Why China Is “Selling” U.S. Treasuries While the U.K. Is “Buying” Them
China’s reported holdings of U.S. Treasuries are falling while the U.K.’s are rising, but much of the move reflects custody shifts and reserve restructuring—not a wholesale exit from the dollar.
Recent U.S. Treasury data show China steadily reducing its reported holdings of U.S. government bonds, while the United Kingdom’s holdings climb and have now overtaken China’s — prompting headlines about Beijing “dumping” Treasuries and London “picking them up.” The underlying story is more nuanced.
From an editorial perspective, the significance lies in the mechanics of how global reserves are managed. What looks like a dramatic rotation out of U.S. debt is, to a large extent, a reshuffling of where those securities are held and how China structures its reserves, rather than a simple dollar exit.
What China Is Really Doing With Its U.S. Bonds
China’s central bank and the State Administration of Foreign Exchange (SAFE) have indeed been reducing their directly reported holdings of U.S. Treasuries in U.S. custody. But there are three key drivers behind this trend:
1. Supporting the yuan
To avoid excessive weakness in the yuan, Chinese authorities periodically intervene in FX markets. One tool is to sell part of their dollar assets, including Treasuries, and use the proceeds to buy yuan.
This is a standard currency-stabilisation mechanism: reserves are used as a buffer, not as a static stockpile. In such episodes, the data can briefly show lower Treasury holdings, even if the overall dollar footprint remains large.
2. Diversifying reserves beyond Treasuries
China has also been gradually diversifying its reserves. A larger share is being allocated to:
- Gold and other real assets;
- Commodity-linked exposures and long-term supply contracts;
- Settlements in national currencies, including within the BRICS universe.
The dollar share of reserves therefore declines at the margin, but it does not disappear. U.S. assets remain a core part of the portfolio, even as alternative stores of value are built up.
3. Changing the jurisdiction of custody
Perhaps the most misunderstood element is where those Treasuries are held.

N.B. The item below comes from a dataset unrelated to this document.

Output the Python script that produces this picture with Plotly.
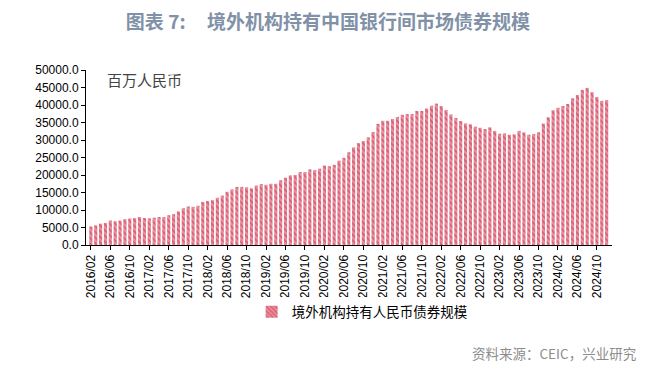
import plotly.graph_objects as go

# Monthly data, 2016/02 .. 2024/12 (units: 百万人民币; listed in thousands)
start_year, start_month = 2016, 2
values_k = [
    5.3, 5.6, 6.1, 6.3, 7.0, 6.8, 7.0, 7.4, 7.6, 7.7, 8.0, 7.7, 7.6, 7.8, 8.0, 8.0,
    8.5, 8.8, 9.6, 10.5, 11.0, 10.9, 11.2, 12.3, 12.6, 12.8, 13.5, 14.1, 15.2, 15.9,
    16.6, 16.6, 16.5, 16.2, 17.0, 17.4, 17.2, 17.5, 17.5, 18.5, 19.2, 19.9, 20.0,
    20.85, 20.85, 21.6, 21.4, 21.8, 22.7, 22.5, 22.9, 24.1, 24.9, 26.5, 27.9, 29.1,
    29.7, 30.75, 32.3, 34.6, 35.5, 35.5, 36.0, 36.6, 37.2, 37.4, 37.4, 38.3, 38.3,
    39.0, 39.8, 40.4, 39.7, 38.6, 37.3, 36.3, 35.4, 34.75, 34.5, 33.8, 33.5, 33.1,
    33.6, 32.6, 31.8, 31.9, 31.5, 31.6, 32.6, 32.2, 31.5, 31.7, 32.2, 34.7, 36.5,
    38.5, 39.2, 39.7, 40.3, 41.9, 42.85, 44.3, 44.9, 43.7, 42.3, 41.2, 41.4,
]
values = [v * 1000 for v in values_k]

months = []
y, m = start_year, start_month
for _ in values:
    months.append(f"{y}/{m:02d}")
    m += 1
    if m > 12:
        m = 1
        y += 1

tick_labels = months[::4]
y_ticks = list(range(0, 50001, 5000))

series_name = "境外机构持有人民币债券规模"
title_text = "图表 7:     境外机构持有中国银行间市场债券规模"
unit_text = "百万人民币"
source_text = "资料来源：CEIC，兴业研究"

# page body has an 8px margin -> figure is sized to fit the window
W, H = 651, 360
fig = go.Figure()
fig.add_trace(go.Bar(
    x=months, y=values, name=series_name,
    marker=dict(
        color="#e8909f",
        line=dict(width=0),
        pattern=dict(shape="\\", fgcolor="#c92240", size=4, solidity=0.4),
    ),
    showlegend=True,
))

fig.update_layout(
    width=W, height=H,
    margin=dict(l=78, r=47, t=62, b=123, autoexpand=False),
    paper_bgcolor="white", plot_bgcolor="white",
    bargap=0.35,
    font=dict(family="Liberation Sans, Arial, sans-serif", size=12, color="#000"),
    title=dict(
        text=title_text, x=(328 - 8) / W, xanchor="center", y=1 - 14 / H, yanchor="middle",
        font=dict(family="Noto Sans CJK SC", size=19, color="#8191a7", weight="bold"),
    ),
    showlegend=True,
    legend=dict(
        orientation="h", x=0.525, xanchor="center", y=-0.383, yanchor="middle",
        font=dict(family="Noto Sans CJK SC", size=13.5, color="#000"),
        itemwidth=30,
    ),
)

fig.update_xaxes(
    type="category", range=[-1.0, len(values) + 0.1], automargin=False,
    tickmode="array", tickvals=tick_labels, ticktext=tick_labels,
    tickangle=-90, ticks="outside", ticklen=4, tickcolor="#000",
    showline=True, linecolor="#000", linewidth=1, showgrid=False,
    tickfont=dict(family="Liberation Sans, Arial, sans-serif", size=12, color="#000"),
)
fig.update_yaxes(
    range=[0, 50000], tickmode="array", tickvals=y_ticks, automargin=False,
    ticktext=[f"{v:.1f}" for v in y_ticks],
    ticks="outside", ticklen=4, tickcolor="#000",
    showline=True, linecolor="#000", linewidth=1, showgrid=False, zeroline=False,
    tickfont=dict(family="Liberation Sans, Arial, sans-serif", size=12, color="#000"),
)

fig.add_annotation(
    text=unit_text, xref="paper", yref="paper", x=0.036, y=0.943,
    xanchor="left", yanchor="middle", showarrow=False,
    font=dict(family="Noto Sans CJK SC", size=15, color="#444"),
)
fig.add_annotation(
    text=source_text, xref="paper", yref="paper", x=(638 - 86) / 526, y=(245 - 353) / 175,
    xanchor="right", yanchor="middle", showarrow=False,
    font=dict(family="Noto Sans CJK SC", size=13.5, color="#8c8c8c"),
)

fig.write_html("out.html")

China does not always “sell” Treasuries in the economic sense; it often moves them out of direct U.S. custody into European and U.K. custodial centres such as London or Brussels.
When securities are transferred from a U.S. custodian to, for example, Euroclear or a London-based institution, the U.S. Treasury’s TIC statistics record this as:
- a decline in China’s holdings, and
- a rise in the holdings attributed to the United Kingdom or Belgium.
Economically, the owner may still be a Chinese public institution, but statistically the bonds now “belong” to the U.K. or Belgium because that is where they are booked.
Why the U.K. Suddenly Looks Like a Big Buyer
London is one of the world’s largest custodial hubs, alongside Brussels, thanks to infrastructure such as Euroclear and the Bank of England. Many sovereigns, not just China, park their dollar assets there.
The rise in U.K.-attributed Treasury holdings likely reflects:
- China and other reserve managers shifting custody to London-based accounts;
- Hedge funds and sovereign wealth funds using London as a base for dollar operations;
- European demand for longer-dated Treasuries as investors position for lower Federal Reserve rates;
- Middle Eastern reserves being channelled through U.K. banks and custodians.
In other words, the U.K. figure is as much about its role as a global transit hub for dollar liquidity as it is about domestic British demand.
What the Aggregate Data Tell Us
When you combine the numbers, a clearer picture emerges:
- China’s reported share is declining;
- Holdings attributed to the U.K. and Belgium are rising;
- Total foreign holdings of Treasuries are broadly stable over time.
This suggests that the global appetite for U.S. government debt remains intact. Much of what looks like a “Chinese sell-off” is actually a change in where the securities sit on global balance sheets, not a full-scale retreat from the dollar system.
So, Is China Dumping Treasuries?
China is restructuring its reserves — supporting the yuan when needed, gradually increasing gold and non-dollar exposures, and shifting some bond custody out of U.S. jurisdiction. At the same time, London’s role as a custodial centre makes the U.K. appear to be an aggressive buyer, even when it is simply holding assets on behalf of others.
From an editorial perspective, the takeaway is straightforward: the optics of “China selling, Britain buying” are far more dramatic than the underlying reality. The U.S. Treasury market remains a central pillar of the global financial system, and recent data point more to a re-routing of holdings than to a collapse in foreign demand.